Sunday, May 25, 2008

Party Time!

Peeper is a whole year old! One whole year she has blessed our lives. She had a pool party this weekend. It was a lot of fun. I have no pictures to prove this however. I brought the camera, only I left the batteries in the van. And its really hard when you are the only adult to leave the kids to go and get them. Or I could have taken the kids down the four flights of hotel stairs for the 50th time that day. I'll just get grandpa to email some.

While I am on the topic of being mom and dad, I'll share an interesting observation I have made. I am in the pool with little Peeper and the Tiny Maniac is paddling around me in her little life jacket. The others are pretty much self sufficient in the water. But all within reach if need be. The pool is literally crawling with children. All in the pool with their fathers. NO MOMS. The moms were all sitting on the poolside. Chatting, reading, maybe even taking pictures ( the ones who remembered batteries anyway). Why is this? Was it like this for me when Mr. Maker and I were married? I would have missed out on so much if I was sitting reading a book.

And there is the bright side of being a single parent.

The most recent picture of myself is two years old because you can't be in the pictures when you are the one taking them. And when one kid has something on, we all go because there is only one person to drive. Sometimes a whole day will pass and I will realize I haven't even seen or spoken to another adult. There are times when I feel like I would kill for adult company. But if there was someone else to take little Peeper in the pool I may have passed it up. I may have taken that time to read the paper, a real luxury for someone as short on time as me. But I would have missed out on that experience. One that I will never have back. Her first little birthday party. Being mom and dad has forced me to be really hands on. Totally in the moment. While reading is perhaps the thing I miss the most, I'm sure I will have years to read. And chat and do adult things. But a first birthday party comes only once. The same is true of the first day of school, the first recital, the first loose tooth. I have realized I don't want to miss any of it. Not for any book in the world.

Monday, May 19, 2008

Hard Pill To Swallow

So...lately I have been reflecting on things that I should not be wasting my time reflecting on. I have had a hard time with the realization that " he was just not that into me". You know the expression. It is really hard when it applies to someone you have spent over a year and a half with. Someone whom you loved with all of yourself.

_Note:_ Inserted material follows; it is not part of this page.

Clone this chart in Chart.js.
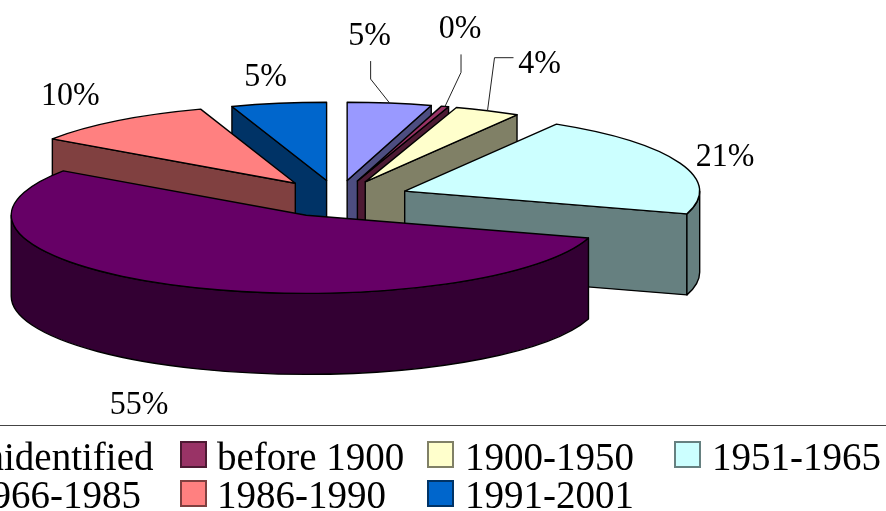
<!DOCTYPE html>
<html>
<head>
<meta charset="utf-8">
<title>Pie</title>
<style>
  html, body { margin: 0; padding: 0; background: #fff; overflow: hidden; }
  canvas { display: block; }
</style>
<script src="https://cdn.jsdelivr.net/npm/chart.js@4/dist/chart.umd.min.js"></script>
</head>
<body>
<canvas id="pie" width="886" height="511"></canvas>
<script>
const labels = ["unidentified", "before 1900", "1900-1950", "1951-1965", "1966-1985", "1986-1990", "1991-2001"];
const values = [4.6, 0.4, 3.6, 21.1, 54.9, 10.2, 5.2];
const colors = ["#9999ff", "#993366", "#ffffcc", "#ccffff", "#660066", "#ff8080", "#0066cc"];
const wallColors = ["#4d4d80", "#4d1a33", "#808066", "#668080", "#330033", "#804040", "#003366"];

// how far each slice is pulled out of the pie
const explode = [67, 67, 67, 72, 72, 70, 67];
// label offset from the slice's rim middle
const labelOffsets = [[-20, -69], [15, -79], [52, -49], [45, -8], [-39, 117], [-47, -27], [-13, -28]];
const leaders = [true, true, true, false, false, false, false];

// legend layout, it runs off the left edge like the source
const swatchX = [-67, 181, 428, 675, -67, 181, 428];
const legendTextX = [-35, 217, 465, 712, -28, 217, 465];

const PIE_X = 337.5, PIE_Y = 198;
const RX = 295, TILT = 0.265, DEPTH = 81;
const total = values.reduce((a, b) => a + b, 0);

function sliceGeom(arc, i) {
  const scale = RX / arc.outerRadius;
  const mid = (arc.startAngle + arc.endAngle) / 2;
  const cx = PIE_X + Math.cos(mid) * explode[i];
  const cy = PIE_Y + Math.sin(mid) * explode[i] * TILT;
  return { scale, mid, cx, cy };
}

function drawWalls(ctx, arc, i) {
  const { cx, cy } = sliceGeom(arc, i);
  const a = arc.startAngle, b = arc.endAngle;
  ctx.fillStyle = wallColors[i];

  const radial = t => {
    const x = cx + Math.cos(t) * RX, y = cy + Math.sin(t) * RX * TILT;
    ctx.beginPath();
    ctx.moveTo(cx, cy);
    ctx.lineTo(x, y);
    ctx.lineTo(x, y + DEPTH);
    ctx.lineTo(cx, cy + DEPTH);
    ctx.closePath();
    ctx.fill();
    ctx.stroke();
  };
  if (Math.cos(a) < 0) radial(a);
  if (Math.cos(b) > 0) radial(b);

  // outer skin, only the part that faces the viewer
  const t0 = Math.max(a, 0), t1 = Math.min(b, Math.PI);
  if (t1 > t0) {
    ctx.beginPath();
    ctx.ellipse(cx, cy, RX, RX * TILT, 0, t0, t1);
    ctx.ellipse(cx, cy + DEPTH, RX, RX * TILT, 0, t1, t0, true);
    ctx.closePath();
    ctx.fill();
    ctx.stroke();
  }
}

const tiltedPie = {
  id: "tiltedPie",
  beforeDatasetsDraw(chart) {
    const ctx = chart.ctx;
    const arcs = chart.getDatasetMeta(0).data.map((arc, i) => ({ arc, i }));
    // back slices first
    arcs.sort((p, q) => sliceGeom(p.arc, p.i).cy - sliceGeom(q.arc, q.i).cy);

    ctx.save();
    ctx.lineWidth = 1.4;
    ctx.strokeStyle = "#000";
    ctx.lineJoin = "round";
    arcs.forEach(({ arc, i }) => {
      drawWalls(ctx, arc, i);
      const { scale, cx, cy } = sliceGeom(arc, i);

      ctx.save();
      ctx.translate(cx, cy);
      ctx.scale(scale, scale * TILT);
      ctx.translate(-arc.x, -arc.y);
      arc.draw(ctx);
      ctx.beginPath();
      ctx.moveTo(arc.x, arc.y);
      ctx.arc(arc.x, arc.y, arc.outerRadius, arc.startAngle, arc.endAngle);
      ctx.closePath();
      ctx.restore();
      ctx.stroke();
    });
    ctx.restore();
    return false;
  },
  afterDraw(chart) {
    const ctx = chart.ctx;
    const arcs = chart.getDatasetMeta(0).data;
    ctx.save();
    ctx.fillStyle = "#000";
    ctx.strokeStyle = "#222";
    ctx.lineWidth = 1;
    ctx.textAlign = "center";
    ctx.font = '32px "Liberation Serif"';
    arcs.forEach((arc, i) => {
      const { cx, cy, mid } = sliceGeom(arc, i);
      const rimX = cx + Math.cos(mid) * RX, rimY = cy + Math.sin(mid) * RX * TILT;
      const x = rimX + labelOffsets[i][0], y = rimY + labelOffsets[i][1];

      // source text is a bit taller than the plain font
      ctx.save();
      ctx.translate(x, y + 11);
      ctx.scale(1, 1.08);
      ctx.fillText(Math.round(values[i] / total * 100) + "%", 0, 0);
      ctx.restore();

      if (leaders[i]) {
        ctx.beginPath();
        if (i === 2) {
          ctx.moveTo(x - 26, y - 4);
          ctx.lineTo(x - 45, y - 4);
        } else {
          ctx.moveTo(x + 1, y + 27);
          ctx.lineTo(x + 1, y + 45);
        }
        ctx.lineTo(rimX, rimY);
        ctx.stroke();
      }
    });

    ctx.strokeStyle = "#444";
    ctx.beginPath();
    ctx.moveTo(0, 425.5);
    ctx.lineTo(886, 425.5);
    ctx.stroke();

    const swatchY = [442, 481], textY = [470, 508];
    ctx.font = '39px "Liberation Serif"';
    ctx.textAlign = "left";
    labels.forEach((name, i) => {
      const row = Math.floor(i / 4);
      ctx.fillStyle = colors[i];
      ctx.strokeStyle = wallColors[i];
      ctx.lineWidth = 2;
      ctx.fillRect(swatchX[i], swatchY[row], 25, 25);
      ctx.strokeRect(swatchX[i], swatchY[row], 25, 25);
      ctx.fillStyle = "#000";
      ctx.fillText(name, legendTextX[i], textY[row]);
    });
    ctx.restore();
  }
};

new Chart(document.getElementById("pie"), {
  type: "pie",
  data: {
    labels: labels,
    datasets: [{
      data: values,
      backgroundColor: colors,
      borderWidth: 0
    }]
  },
  options: {
    responsive: false,
    animation: false,
    plugins: {
      legend: { display: false },
      tooltip: { enabled: false }
    }
  },
  plugins: [tiltedPie]
});
</script>
</body>
</html>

There really is no other explanation for it. Anyone who is "into" the other person in a relationship will make time for them. Once I realized this, while it was painful, really set me free. It took the responsibility off me. I realized no matter what I did I couldn't make someone feel something for me that wasn't there. So what I was faced with was an impossible situation. A one sided arrangement where the party with feelings involved (me) would inevitably be hurt. Run girl! Too bad I hadn't figured it out sooner.

Lesson learned.

Now I am so done with everything my relationship with the Big Fat Liar has thrown at me. When he drove by my house today, really slowly and stalker-like I waved. Nothing inside me felt anything. I waved as I would to anyone else going by. Yay me! And that my friends, is closure.

Saturday, May 17, 2008

WTF

Holy crap! Over a month and no new blog entries? That is just terrible.

I will try to be a better blogger.
I will try to be a better blogger.
I will try to be a better blogger.

So much has happened in the last month that I have a wealth of new stuff to blog about. What to blog about first?